Good Evening, Idiot Hookers: Let’s Liveblog Scream Queens Episode 3 Together
There are so many dressings on the table. Only psychopaths have that many salad dressings.
By M.J. Pack
Who is the Red Devil? Let’s find out!
September 29, 2015
Episode 3: Chainsaw
Right off the bat: TASER TO THE JUNK! How has no one noticed that the Red Devil is also the school mascot?! Someone else should’ve brought it up by now. I know Barista Boy (Pete) mentioned it when Grace found the costume in this closet but before then, I mean, someone would’ve noticed. Our college mascot was a bear and if someone had said “Oh man a serial killer who wears a Big Bear costume is murdering people!” I’d PROBABLY be like “That’s weird, that is also our mascot, please let me play next in beer pong.”
Who is stealing all these dead bodies indeed! Chanel Number 2 is missing. Just like all the rest. I vote there’s a secret passageway in the freezer because why the fuck not.
“You know how many times it’s, like, ketchup? 0% of the time.” Denise, I am so glad you are here to drop the sass and throw the shade.
CHARISMA CARPENTER! WHAT! MY BUFFY SENSORS ARE GOING CRAZY!
“Is this song during the march Bastille?” I ask. “No. Bone Thugs-N-Harmony,” my visibly disappointed husband replies. I have failed him.
“Your boobs are symmetrical and you shave your box in a hot way.” If only all girls could be so lucky and get such compliments!
I haven’t even THOUGHT about Samantha Ronson in a long time. Weird. Are she and Lindsay Lohan still dating? Is Lindsay Lohan still alive? I have some Googling to do after this.
THERE it is. Finally. And thank you, Jamie Lee Curtis, for trying to make this slightly less complicated. We can’t have everyone dressed up like the Red Devil every five seconds —
Oh. Oh Coney. RIP Coney. I bet.
I missed, you, Cordelia Chase. But you have aged and that makes me realize I have aged and that bums me out but you’re still gorgeous and that’s more than I can say for me.
OH SHIT Chad Overstreet you dog! Who else are you porkin’? Everybody I bet.
Really, Grace’s weird dad? I love “Texas Chainsaw Massacre” as much as the next horror nerd but that is not the best film by far OH I just saw the face you’re making and you’re most def a murderer.
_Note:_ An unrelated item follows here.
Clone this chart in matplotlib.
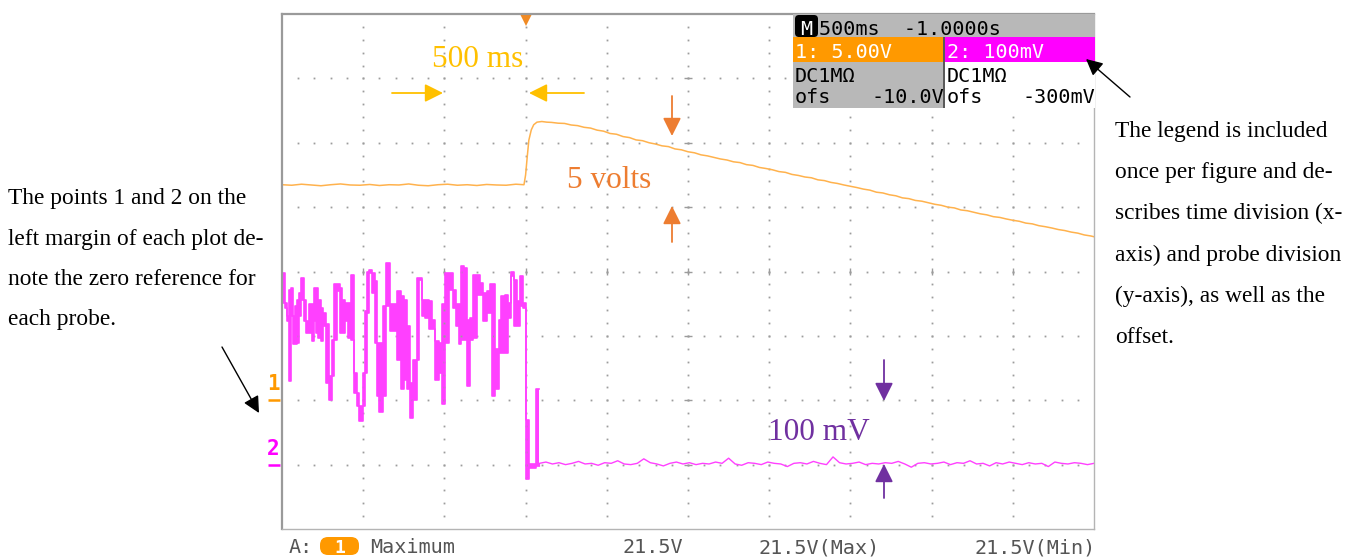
import numpy as np
import matplotlib
matplotlib.use("Agg")
import matplotlib.pyplot as plt
from matplotlib.patches import Rectangle, FancyBboxPatch, FancyArrowPatch
from matplotlib.transforms import IdentityTransform

# scope settings
time_per_div = 0.5          # s / div
ch1_volts_per_div = 5.0     # V / div
ch1_offset = -10.0          # V
ch2_mv_per_div = 100.0      # mV / div
ch2_offset = -300.0         # mV

# channel 1 (orange): flat, step up at the trigger, then slow decay
ch1_flat_t = [0.00, 0.06, 0.12, 0.18, 0.24, 0.30, 0.36, 0.42, 0.48, 0.54, 0.60, 0.66, 0.72,
              0.78, 0.84, 0.90, 0.96, 1.02, 1.08, 1.14, 1.20, 1.26, 1.32, 1.38, 1.44, 1.49]
ch1_flat_v = [16.74, 16.70, 16.78, 16.72, 16.66, 16.74, 16.80, 16.72, 16.70, 16.76, 16.68, 16.74, 16.72,
              16.80, 16.70, 16.66, 16.74, 16.78, 16.70, 16.74, 16.68, 16.76, 16.72, 16.70, 16.78, 16.74]
ch1_rise_t = [1.50, 1.51, 1.52, 1.535, 1.55, 1.57, 1.60, 1.63]
ch1_rise_v = [17.5, 18.9, 20.2, 21.0, 21.4, 21.6, 21.65, 21.6]
ch1_decay_v = [21.58, 21.52, 21.50, 21.38, 21.33, 21.20, 21.14, 20.98, 20.90, 20.72,
               20.66, 20.48, 20.40, 20.22, 20.16, 20.00, 19.90, 19.76, 19.70, 19.52,
               19.45, 19.30, 19.22, 19.06, 18.98, 18.86, 18.74, 18.66, 18.52, 18.46,
               18.30, 18.24, 18.08, 18.00, 17.90, 17.76, 17.70, 17.54, 17.46, 17.34,
               17.28, 17.12, 17.06, 16.92, 16.84, 16.72, 16.62, 16.52, 16.40, 16.32,
               16.16, 16.10, 15.96, 15.88, 15.72, 15.66, 15.52, 15.46, 15.34, 15.22,
               15.14, 15.00, 14.94, 14.78, 14.72, 14.60, 14.48, 14.40, 14.26, 14.20,
               14.08, 13.98, 13.90, 13.76, 13.70, 13.56, 13.48, 13.38, 13.26, 13.18,
               13.06, 12.98, 12.84, 12.76, 12.70]
ch1_decay_t = list(np.linspace(1.66, 4.98, 84)) + [5.0]

# channel 2 (magenta): peak-detect segments (min/max per segment, mV) up to just after trigger
ch2_edges = [0, 0.016, 0.029, 0.041, 0.053, 0.066, 0.078, 0.095, 0.107, 0.119,
             0.136, 0.148, 0.168, 0.183, 0.197, 0.209, 0.224, 0.238, 0.255, 0.271,
             0.292, 0.310, 0.322, 0.341, 0.357, 0.370, 0.390, 0.407, 0.423, 0.444,
             0.460, 0.476, 0.497, 0.513, 0.526, 0.538, 0.554, 0.571, 0.587, 0.600,
             0.624, 0.641, 0.665, 0.686, 0.706, 0.731, 0.751, 0.772, 0.788, 0.809,
             0.829, 0.846, 0.862, 0.879, 0.903, 0.924, 0.944, 0.969, 0.986, 1.006,
             1.027, 1.051, 1.072, 1.088, 1.105, 1.121, 1.137, 1.158, 1.178, 1.199,
             1.220, 1.240, 1.261, 1.281, 1.293, 1.314, 1.335, 1.351, 1.371, 1.392,
             1.413, 1.429, 1.445, 1.466, 1.482, 1.503, 1.523, 1.564, 1.585]
ch2_hi = [298, 251, 231, 272, 275, 231, 246, 256, 267, 290,
          256, 223, 249, 249, 275, 275, 256, 244, 236, 218,
          138, 194, 280, 280, 275, 256, 251, 251, 295, 143,
          112, 91, 143, 238, 300, 303, 298, 285, 189, 189,
          246, 313, 249, 249, 269, 262, 256, 215, 127, 163,
          290, 290, 256, 256, 254, 225, 192, 189, 249, 298,
          298, 272, 249, 249, 308, 305, 225, 228, 295, 295,
          282, 267, 269, 280, 280, 179, 225, 262, 264, 251,
          300, 287, 254, 293, 251, 70, 1, 117]
ch2_lo = [251, 244, 223, 130, 231, 187, 187, 189, 231, 256,
          223, 205, 205, 192, 223, 205, 197, 192, 215, 127,
          101, 138, 194, 269, 205, 205, 223, 197, 194, 112,
          91, 68, 91, 143, 236, 298, 267, 189, 107, 81,
          107, 246, 207, 207, 163, 117, 132, 117, 73, 101,
          163, 287, 231, 228, 210, 210, 132, 143, 94, 189,
          272, 244, 215, 187, 194, 194, 122, 194, 197, 264,
          264, 223, 236, 236, 107, 117, 174, 174, 174, 228,
          293, 215, 215, 246, 244, -23, -5, -2]
# channel 2 after the trigger: quiet baseline
ch2_tail_mv = [2, 4, 1, 3, 0, 2, 5, 1, 2, -1, 3, 2, 6, 1, 0, 2, 9, 3, 1, -2,
               2, 4, 1, 3, 0, 2, 1, 4, 2, 10, 1, -1, 3, 2, 0, 4, 2, 1, -3, 2,
               3, 1, 5, 2, 0, 12, 3, 1, 2, 4, 0, 2, 1, 3, 2, 5, 1, -4, 2, 3,
               1, 2, 4, 0, 3, 2, 6, 1, 2, -2, 3, 1, 4, 2, 0, 3, 1, 2, -3, 4,
               2, 1, 3, 2, 0, 2]
ch2_tail_t = np.linspace(1.585, 5.0, len(ch2_tail_mv))

W, H = 1362, 557
ORANGE_TRACE = '#FFB24D'
MAGENTA = '#FF40FF'
GRID = '#9c9c9c'
SCOPE_TXT = '#555555'
MONO = 'DejaVu Sans Mono'
SERIF = 'Liberation Serif'


def P(x, y):
    return (x / W, 1 - y / H)


fig = plt.figure(figsize=(W / 100, H / 100), dpi=100)
ax = fig.add_axes([282 / W, 1 - 529 / H, (1094 - 282) / W, (529 - 14) / H])
ax.set_xlim(0, 10 * time_per_div)
ax.set_ylim(-4, 4)
ax.set_xticks([])
ax.set_yticks([])
for side in ['left', 'top']:
    ax.spines[side].set_color('#9a9a9a')
    ax.spines[side].set_linewidth(1.6)
for side in ['right', 'bottom']:
    ax.spines[side].set_color('#b4b4b4')
    ax.spines[side].set_linewidth(1.0)

# dotted graticule
xdiv = np.arange(1, 10) * time_per_div
ydiv = np.arange(-3, 4)
gx, gy = np.meshgrid(xdiv, np.arange(-19, 20) * 0.2)
ax.plot(gx.ravel(), gy.ravel(), ls='none', marker='s', ms=1.3, mew=0, color=GRID)
hx, hy = np.meshgrid(np.arange(1, 50) * time_per_div * 0.2, ydiv)
ax.plot(hx.ravel(), hy.ravel(), ls='none', marker='s', ms=1.3, mew=0, color=GRID)
xc = 5 * time_per_div
ax.hlines(ydiv, xc - 0.024, xc + 0.024, color=GRID, lw=1.0)
ax.vlines(xdiv, -0.05, 0.05, color=GRID, lw=1.0)

# channel 1 trace
ch1_t = ch1_flat_t + ch1_rise_t + ch1_decay_t
ch1_v = np.array(ch1_flat_v + ch1_rise_v + ch1_decay_v)
ax.plot(ch1_t, (ch1_v + ch1_offset) / ch1_volts_per_div, color=ORANGE_TRACE, lw=1.1)

# channel 2 trace
to_div = lambda mv: (np.asarray(mv, dtype=float) + ch2_offset) / ch2_mv_per_div
hi_ext = to_div(ch2_hi + [ch2_hi[-1]])
lo_ext = to_div(ch2_lo + [ch2_lo[-1]])
ax.fill_between(ch2_edges, lo_ext, hi_ext, step='post', color=MAGENTA, lw=0)
ax.step(ch2_edges, hi_ext, where='post', color=MAGENTA, lw=1.2)
ax.step(ch2_edges, lo_ext, where='post', color=MAGENTA, lw=1.2)
ax.plot(np.r_[ch2_edges[-1], ch2_tail_t], to_div([ch2_lo[-1]] + ch2_tail_mv), color=MAGENTA, lw=1.0)

# trigger position marker at top
ax.plot(3 * time_per_div, 3.91, marker='v', ms=8, color='#F08A24', mew=0, clip_on=False)

# zero-reference markers on the left margin
s_per_px = 10 * time_per_div / (1094 - 282)
for zero, label, col in [(ch1_offset / ch1_volts_per_div, '1', '#FF9900'),
                         (ch2_offset / ch2_mv_per_div, '2', '#FF00FF')]:
    ax.plot([-14 * s_per_px, -2 * s_per_px], [zero, zero], color=col, lw=1.8,
            solid_capstyle='butt', clip_on=False)
    ax.annotate(label, xy=(0, zero), xytext=(-9, 6), textcoords='offset pixels',
                ha='center', va='bottom', color=col, fontsize=15, fontweight='bold',
                family=MONO, annotation_clip=False)

# legend box (top right)
idt = IdentityTransform()


def box(x0, y0, x1, y1, color, rounded=0):
    if rounded:
        p = FancyBboxPatch((x0, H - y1), x1 - x0, y1 - y0,
                           boxstyle=f'round,pad=0,rounding_size={rounded}',
                           fc=color, ec='none', transform=idt)
    else:
        p = Rectangle((x0, H - y1), x1 - x0, y1 - y0, fc=color, ec='none', transform=idt)
    fig.add_artist(p)


box(793, 14, 1095, 37, '#B8B8B8')
box(793, 37, 944, 62, '#FF9900')
box(945, 37, 1095, 62, '#FF00FF')
box(793, 62, 944, 108, '#B8B8B8')
box(945, 62, 1095, 108, 'white')
box(943, 37, 945, 108, '#5a5a5a')
box(795, 15, 818, 37, 'black', rounded=4)

fs_mono = 14.5
fig.text(*P(806.5, 35), 'M', color='white', family=MONO, fontsize=fs_mono, ha='center', va='baseline')
fig.text(*P(819, 35), '500ms  -1.0000s', color='black', family=MONO, fontsize=fs_mono, va='baseline')
fig.text(*P(795, 58), '1: 5.00V', color='white', family=MONO, fontsize=fs_mono, va='baseline')
fig.text(*P(947, 58), '2: 100mV', color='white', family=MONO, fontsize=fs_mono, va='baseline')
fig.text(*P(795, 82), 'DC1M\u03a9', color='black', family=MONO, fontsize=fs_mono, va='baseline')
fig.text(*P(947, 82), 'DC1M\u03a9', color='black', family=MONO, fontsize=fs_mono, va='baseline')
fig.text(*P(795, 103), 'ofs', color='black', family=MONO, fontsize=fs_mono, va='baseline')
fig.text(*P(944, 103), '-10.0V', color='black', family=MONO, fontsize=fs_mono, va='baseline', ha='right')
fig.text(*P(947, 103), 'ofs', color='black', family=MONO, fontsize=fs_mono, va='baseline')
fig.text(*P(1095, 103), '-300mV', color='black', family=MONO, fontsize=fs_mono, va='baseline', ha='right')

# measurement line under the screen
fig.text(*P(289, 553), 'A:', color=SCOPE_TXT, family=MONO, fontsize=fs_mono, va='baseline')
box(320, 537, 359, 555, '#FF9900', rounded=8)
fig.text(*P(339.5, 553), '1', color='white', family=MONO, fontsize=13, fontweight='bold',
         va='baseline', ha='center')
fig.text(*P(370, 553), 'Maximum', color=SCOPE_TXT, family=MONO, fontsize=fs_mono, va='baseline')
fig.text(*P(623, 553), '21.5V', color=SCOPE_TXT, family=MONO, fontsize=fs_mono, va='baseline')
fig.text(*P(759, 553), '21.5V(Max)', color=SCOPE_TXT, family=MONO, fontsize=fs_mono, va='baseline')
fig.text(*P(1096, 553), '21.5V(Min)', color=SCOPE_TXT, family=MONO, fontsize=fs_mono,
         va='baseline', ha='right')


# annotations
def arrow(p0, p1, color, ms=11, lw=1.3):
    a = FancyArrowPatch(P(*p0), P(*p1), transform=fig.transFigure,
                        arrowstyle='-|>,head_length=1.0,head_width=0.5', mutation_scale=ms,
                        color=color, lw=lw, shrinkA=0, shrinkB=0)
    fig.add_artist(a)


YEL, ORG, PUR = '#FFC000', '#ED7D31', '#7030A0'
fig.text(*P(432, 67), '500 ms', color=YEL, family=SERIF, fontsize=22.5, va='baseline')
arrow((392, 93), (443, 93), YEL)
arrow((584, 93), (529, 93), YEL)
fig.text(*P(567, 188), '5 volts', color=ORG, family=SERIF, fontsize=22.5, va='baseline')
arrow((672, 96), (672, 136), ORG)
arrow((672, 242), (672, 206), ORG)
fig.text(*P(768, 440), '100 mV', color=PUR, family=SERIF, fontsize=22.5, va='baseline')
arrow((884, 360), (884, 401), PUR)
arrow((884, 498), (884, 464), PUR)
arrow((1130, 97), (1086, 59), 'black', ms=10, lw=1.0)
arrow((222, 347), (259, 413), 'black', ms=10, lw=1.0)

left_lines = ['The points 1 and 2 on the', 'left margin of each plot de-',
              'note the zero reference for', 'each probe.']
for i, line in enumerate(left_lines):
    fig.text(*P(8, 204 + 40.5 * i), line, family=SERIF, fontsize=16.8, va='baseline', color='black')
right_lines = ['The legend is included', 'once per figure and de-', 'scribes time division (x-',
               'axis) and probe division', '(y-axis), as well as the', 'offset.']
for i, line in enumerate(right_lines):
    fig.text(*P(1115, 137 + 41.2 * i), line, family=SERIF, fontsize=16.8, va='baseline', color='black')

fig.savefig('out.png', dpi=100)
AAAAAAND Coney is dead in three…two… CALLED IT LIKE FIFTEEN MINUTES AGO!
Red Devil Victim #5 (For Real, Not Like Boone): Coney.
I love this cover. Pink Martini’s version of “Que Sera Sera” is beautiful and was also used in promos for my favorite season of “American Horror Story” (Asylum).
Oh, is Hester going to be the next Chanel? Can I be the next Chanel? I’ll even call Emma Roberts ‘mom’ if I have to (and I really don’t want to).
I’m glad Chanel Number Three found her soulmate. My soulmate is a cheeseburger with extra onions (don’t tell my husband). Also this backstory is weird but fun. How is Charles Manson gonna factor into this? The Manson Factor is always intriguing.
Told you. Chad Overstreet is porkin’ all the babes.
I need SOMEONE to come get me and give me a Chanel makeover c’monnnnn.
“Chanel says I get to hold her hair back on purge nights.” MORE GOLD.
Followed immediately by “We’re going to play a game called ‘Cocaine or Dildo’.” I CAN’T HANDLE ALL THIS COMEDY GOOOOOOLD!
This show has taught me something about myself. I am NOT into super preppy dudes in pastel with the inability to grow facial hair.
Anybody could be Bathtub Baby. ANYBODY.
Dropout Greenwell HAS to be 90s Girl. Right?
OMG I am absolutely dying over this violence set to “Backstreet’s Back”.
“Oh hey Red Devil!”
TWO OF THEM AHHHHHH this definitely takes things to a new level!
‘Tis merely a flesh wound! This is fantastic. I couldn’t like this any more. Please never stop.
Hmm — since there’s two murderers, two Red Devils, could it possibly be 90s Girl AND Creepy Dad? Both brought out by ‘ghetto rules’?
HASHTAG CAHOOTS!
There are so many dressings on the table. Only psychopaths have that many salad dressings.
What is this white noise, Munsch, fucking Alien sounds? Dying cows? Also I’m going to use that excuse in the future: “No, there’s no way to turn it down, that’s just how loud it is!” And where did you buy this ‘white noise machine’? Because I want one. My husband would HATE IT.
Okay, at least one Red Devil is not 90s Girl or Creepy Dad. But there could be scores of them. SCORES, I SAY!